Nota: Este texto foi publicado no jornal Sol e Junho 24, 2011.
5 comentários:
Caro DR. Miguel Frasquilho, também não me parece que a decisão tomada pela Direcção do CEJ, não terá sido adequada; porque:1º- o facto de ter havido suspeitas de "copianço"... as suspeitas não foram confirmadas sem margem para dúvidas, mantendo-se na qualidade de suspeitas até à decisão da classificação mínima. 2º- o facto de "parecer" ter havido "copianço", não é sinónimo de que todos os 140 candidatos, "pareça" terem copiado, o que torna o castigo abusivo. 3º- Sobretudo porque o caso decorre numa instituição de justiça, seria no mínimo esperável que ao caso fosse levantado um inquérito e não tivesse havido decisão, sem que fossem reunidas provas e apuradas culpas. 4º- A decisão do Conselho Pedagógico parece-me acertada, desde que somente aplicada àqueles que realmente copiaram, caso se provasse ter havido "copianço" e em simultâneo, após serem reavaliados e reclassificados, os testes daqueles sobre quem recaíu uma culpa infundada e injusta.
Para finalizar, caro Doutor... sou sempre céptico relativamente à questão do "exemplo". Ela conduz sempre o meu pensamento para o virtuosísmo, a obdiência e a prepotência. Do meu ponto de vista, o "exemplo" é algo que tem de ser aceite voluntáriamente e não pode ser, como começa a ser "moda", uma quase imposição (dê-se-lhe tempo). Se este modelo social pega e ganha força, em pouco tempo, veremos a nossa sociedade impregnada de profetas do exemplo, cada um com o seu, cada um, a exaltar os restantes para que o sigam.
Caro MF,
Eu compreendo o seu texto, a sério que sim, mas não posso deixar de colocar uma pergunta bastante cretina:
Se o formato do teste era de escolha múltipla, como é que há fortes indícios de copianço? Em última análise as respostas teriam sempre de corresponder às da matriz e mesmo que 140 candidatos (em 140), tivessem falhado - exactamente - na resposta às mesmas questões, podemos colocar a possibilidade de as perguntas estarem mal elaboradas, por exemplo.
Não me entendam mal pois não pretendo minimizar o sucedido, mas eu também trabalho com avaliações e há muitas coisas que devem ser tidas em consideração quando emitimos um parecer acerca das mesmas.
Por outro lado eu acho sempre uma enorme graça à conversa do mérito, da excelência e de como nós - portugueses - sucumbimos à cultura do facilitismo. Ora, isto é tudo muito bonito mas, extraordinariamente, hipócrita.
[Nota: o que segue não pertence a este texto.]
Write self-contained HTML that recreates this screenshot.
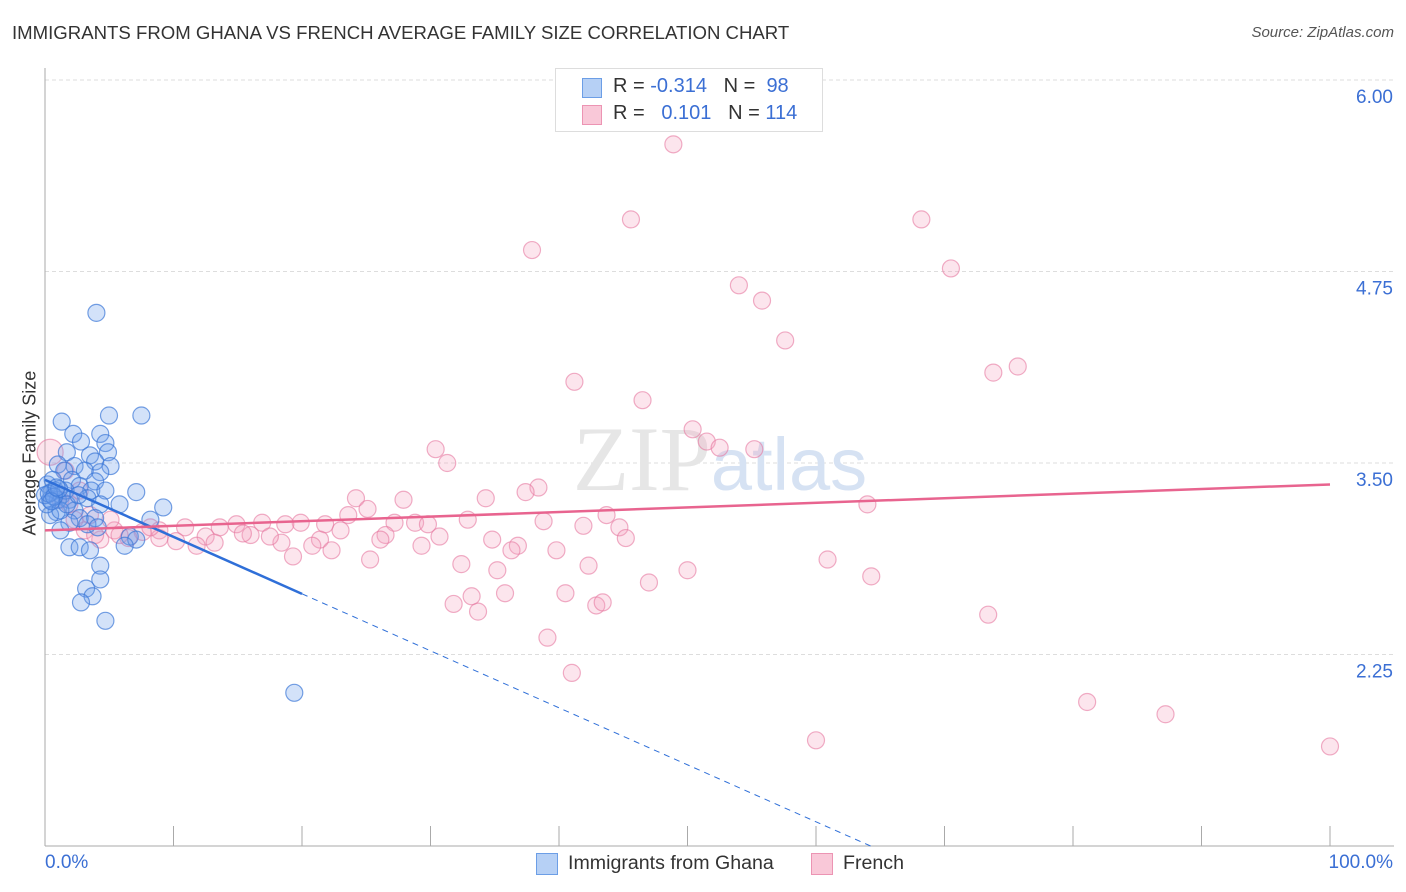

Na cultura do mérito e da excelência, uma das premissas fundamentais é a confiança, a valorização da mesma e a sua reciprocidade. Isto não existe em Portugal (nem nas escolas, nem em lado nenhum). Em Portugal a avaliação tem sempre uma conotação sancionatória e a pergunta é: Como é que querem construir uma cultura em torno de algo cujo objectivo é sancionar? Ficou tudo doido de repente foi? Alguém, no seu juízo perfeito, gosta de ser sancionado?
Uma das melhores formas que existe para estabelecer uma relação de confiança entre avaliador/avaliado é justificar - por escrito - todas as avaliações (tipo SWOT) e dar esse "feedback" às pessoas (quer perguntem, quer não perguntem). As pessoas têm o direito de saber porque é que o A foi bem sucedido e o B não, e ainda, devem saber a priori quais são os critérios utilizados na avaliação (para cada uma das questões). Nota: aqui estamos apenas a falar de pessoas adultas, porque explicar a avaliação, e os objectivos da mesma, a um jovem e a uma criança tem de ser feito de uma forma completamente diferente, dado que não é - nem pode ser - esperado que compreendam o tipo de linguagem utilizada quando os destinatários são o público adulto.
Finalmente, não pode haver confiança num modelo que premeia aqueles que não cumprem as regras estabelecidas. Logo, como em Portugal tudo gira em torno disto, é um bocado hipócrita falar-se em mérito e excelência uma vez que o reconhecimento dos mesmos é feito em função do incumprimento.
Toda esta indignação tem-me deixado, deveras surpreendido, se o facilitismo obrigatório por Lei existe há mais de vinte anos no ensino não superior e há mais de 10 em grande parte do ensino superior, estavmos à espera do quê? De um milagre?
Ora meu caro Fartinho, se fosse só aí!
Já reparou como está instalado em todo o lado? Aliás, se pensar bem é também uma das razões que nos conduziu à situação actual. Faz lembrar aqueles contratos com umas letrinhas pequenas que a malta não lê (e mesmo que lessem também não fazia mal, porque não iam conseguir interpretar o que lá estava escrito).
Cara Anthrax,
Não poderia estar mais de acordo consigo.
Depois de ler o programa de governo para o ensino, fiquei com a sensação que vai tudo ficar quase na mesma. Será que os lobbies venceram tão depressa? Ou será uma estratégia para os amolecer? Se o Professor Nuno Crato for na conversa dos lobbies, coisa em que não acredito, ou na conversa dos populistas, o PREC neste sector permanecerá! Estou muito apreensivo.